Le blanc – couleur de l’aube – est la couleur privilégié des rites et des mutations de l’être, il est à cet égard médiateur entre l’au-delà et le monde des humains.

La sphère instrumentale/fabriquée par l’homme ou le divin. N’appartenant ni aux uns ni aux autres, le masque y joue un rôle particulier. En Afrique, il est agent de médiation ou lien entre le village et la brousse, entre les hommes et les esprits, entre les vivants et les morts. Il transmet des sollicitations et les dons des hommes pour déclencher l’intervention des ancêtres. Dans ce rôle, il est aussi par excellence, le psychopompe, celui qui est capable de mener l’âme d’une personne décédée dans l’au-delà. (Anne-Marie Bouttiaux)

Mais l’imagerie traditionnelle retiendra surtout la barque funéraire. Dès la plus haute antiquité le passage d’une rive à l’autre, d’une côte à l’autre, devait s’inscrire  parmi les premiers défis de l’homme. Au glissement de la barque sur l’eau une porosité symbolique avec le passage d’un monde à l’autre a pu s’établir facilement : le passage de la vie terrestre à l’éternité.

L’imaginaire contemporain.

Le thème du psychopompe est aujourd’hui recyclé dans la culture contemporaine. Le terme lui-même est tombé en désuétude. Prononcez-le en public : il prête à sourire. Il ne connote rien. C’est un venu d’ailleurs. Son étrangeté sonore permet tous les soupçons.
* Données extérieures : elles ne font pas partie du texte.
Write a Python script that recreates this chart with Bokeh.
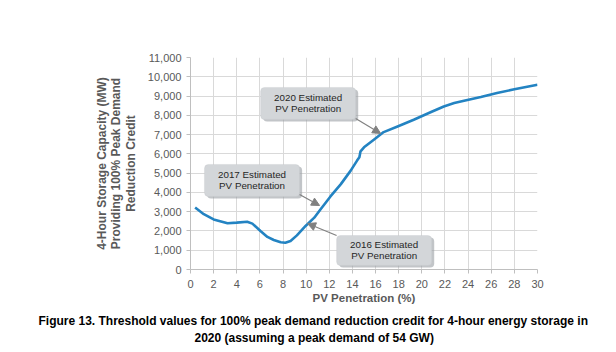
from bokeh.plotting import figure
from bokeh.models import (ColumnDataSource, NumeralTickFormatter, FixedTicker, BoxAnnotation,
                          Label, Arrow, NormalHead, Range1d, Title)
from bokeh.embed import file_html
from bokeh.resources import INLINE

# data
pv_pct = [0.4, 1.15, 2.0, 3.2, 4.0, 4.9, 5.35, 6.05, 6.65, 7.2, 7.8, 8.2, 8.65, 9.2, 9.95,
          10.7, 11.25, 12.1, 13.0, 13.85, 14.4, 14.6, 14.7, 15.0, 15.85, 16.7, 17.9, 19.3,
          20.8, 21.9, 22.8, 23.65, 25.1, 26.5, 28.0, 30.0]
storage_mw = [3220, 2870, 2600, 2400, 2430, 2480, 2380, 2000, 1690, 1530, 1410, 1390, 1480,
              1770, 2260, 2690, 3130, 3790, 4430, 5130, 5650, 5820, 6130, 6340, 6730, 7130,
              7420, 7770, 8170, 8460, 8640, 8760, 8950, 9160, 9350, 9590]
x_ticks = list(range(0, 31, 2))
y_ticks = list(range(0, 11001, 1000))
y_title_lines = ["4-Hour Storage Capacity (MW)", "Providing 100% Peak Demand", "Reduction Credit"]
caption_lines = ["Figure 13. Threshold values for 100% peak demand reduction credit for 4-hour energy storage in",
                 "2020 (assuming a peak demand of 54 GW)"]

callouts = [
    dict(lines=["2020 Estimated", "PV Penetration"], box=(6.06, 14.28, 9445, 7784),
         arrow=(14.28, 7836, 16.44, 7058)),
    dict(lines=["2017 Estimated", "PV Penetration"], box=(1.21, 9.43, 5449, 3788),
         arrow=(9.43, 3892, 11.16, 3321)),
    dict(lines=["2016 Estimated", "PV Penetration"], box=(12.63, 20.85, 1764, 208),
         arrow=(12.63, 1764, 10.12, 2387)),
]

FONT = "Liberation Sans"
GRAY = "#595959"

p = figure(width=616, height=352, output_backend="svg", toolbar_location=None,
           x_range=Range1d(0, 30), y_range=Range1d(0, 11000),
           min_border_left=190, min_border_right=79, min_border_top=57, min_border_bottom=83)
p.outline_line_color = None
p.background_fill_color = "white"

p.xaxis.ticker = FixedTicker(ticks=x_ticks)
p.yaxis.ticker = FixedTicker(ticks=y_ticks)
p.yaxis.formatter = NumeralTickFormatter(format="0,0")
for ax in (p.xaxis, p.yaxis):
    ax.axis_line_color = "#bfbfbf"
    ax.major_tick_line_color = "#bfbfbf"
    ax.major_tick_in = 0
    ax.major_tick_out = 4
    ax.minor_tick_line_color = None
    ax.major_label_text_font = FONT
    ax.major_label_text_font_size = "11px"
    ax.major_label_text_color = GRAY
    ax.axis_label_text_font = FONT
    ax.axis_label_text_font_style = "bold"
    ax.axis_label_text_color = GRAY
p.xaxis.axis_label_text_font_size = "11.5px"
p.yaxis.axis_label_text_font_size = "12px"
p.xaxis.major_label_standoff = 6
p.yaxis.major_label_standoff = 5
p.xaxis.axis_label = "PV Penetration (%)"
p.xaxis.axis_label_standoff = 1
p.yaxis.axis_label = "\n".join(y_title_lines)
p.yaxis.axis_label_standoff = 7
p.yaxis.axis_label_text_line_height = 1.04

p.xgrid.grid_line_color = "#d9d9d9"
p.ygrid.grid_line_color = "#d9d9d9"
p.xgrid.ticker = FixedTicker(ticks=x_ticks)
p.ygrid.ticker = FixedTicker(ticks=y_ticks)

src = ColumnDataSource(data=dict(x=pv_pct, y=storage_mw))
p.line("x", "y", source=src, line_color="#2383c2", line_width=2.6, line_join="round")

for c in callouts:
    l, r, t, b = c["box"]
    p.add_layout(BoxAnnotation(left=l + 0.22, right=r + 0.22, top=t - 110, bottom=b - 110,
                               fill_color="#9a9ea3", fill_alpha=0.6, line_color=None,
                               border_radius=4))
    p.add_layout(BoxAnnotation(left=l, right=r, top=t, bottom=b, fill_color="#d3d6d9",
                               fill_alpha=1.0, line_color="#c4c7ca", line_width=1,
                               border_radius=4))
    cx = (l + r) / 2
    cy = (t + b) / 2
    for i, txt in enumerate(c["lines"]):
        p.add_layout(Label(x=cx, y=cy, text=txt, text_align="center", text_baseline="middle",
                           y_offset=(5.5 if i == 0 else -5.5), text_font=FONT,
                           text_font_size="9.8px", text_color="#262626"))
    x0, y0, x1, y1 = c["arrow"]
    p.add_layout(Arrow(x_start=x0, y_start=y0, x_end=x1, y_end=y1, line_color="#808080",
                       line_width=1.2,
                       end=NormalHead(size=8, fill_color="#808080", line_color="#808080")))

# caption below the chart (left aligned titles shifted by offset from frame left)
for txt, off, so, va in zip(caption_lines, [-152, 4], [10, -4], ["bottom", "top"]):
    p.add_layout(Title(text=txt, align="left", offset=off, standoff=so, vertical_align=va,
                       text_font=FONT, text_font_style="bold", text_font_size="12px",
                       text_color="black"),
                 "below")

open("out.html", "w").write(file_html(p, INLINE))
Se moque-t-on ? Venu du fond de la culture mythologique, il est sans doute un alien qui tente vainement de nous rappeler l’imminence du dernier voyage.

Pourtant sous des identités nouvelles, il fascine le grand public.

Les soucoupes volantes, les apparitions mariales, l’évocation des esprits, les tables tournantes ou les grandes sagas romanesques ou cinématographiques qui puisent et plongent dans les mondes surnaturels sont peut-être les déclinaisons modernes de ce mythe qui remonte à l’aube de notre histoire consciente…

Des bandes dessinées à la luxuriance morbide, des artistes s’en emparent.

Peter Pan lui-même n’est-il pas chargé d’accompagner l’âme des petits enfants morts, afin qu’ils ne soient pas tous seuls pour faire le chemin ?

Les formes que prend aujourd’hui le psychopompe ont ceci de constant : s’il accompagne pour un voyage, c’est qu’il en connaît la destination. Enfer ou paradis, celle-ci est donc qu’il y en a une. C’est donc qu’il y a quelque chose après la mort.

Bonne ou mauvaise nouvelle, chacun appréciera.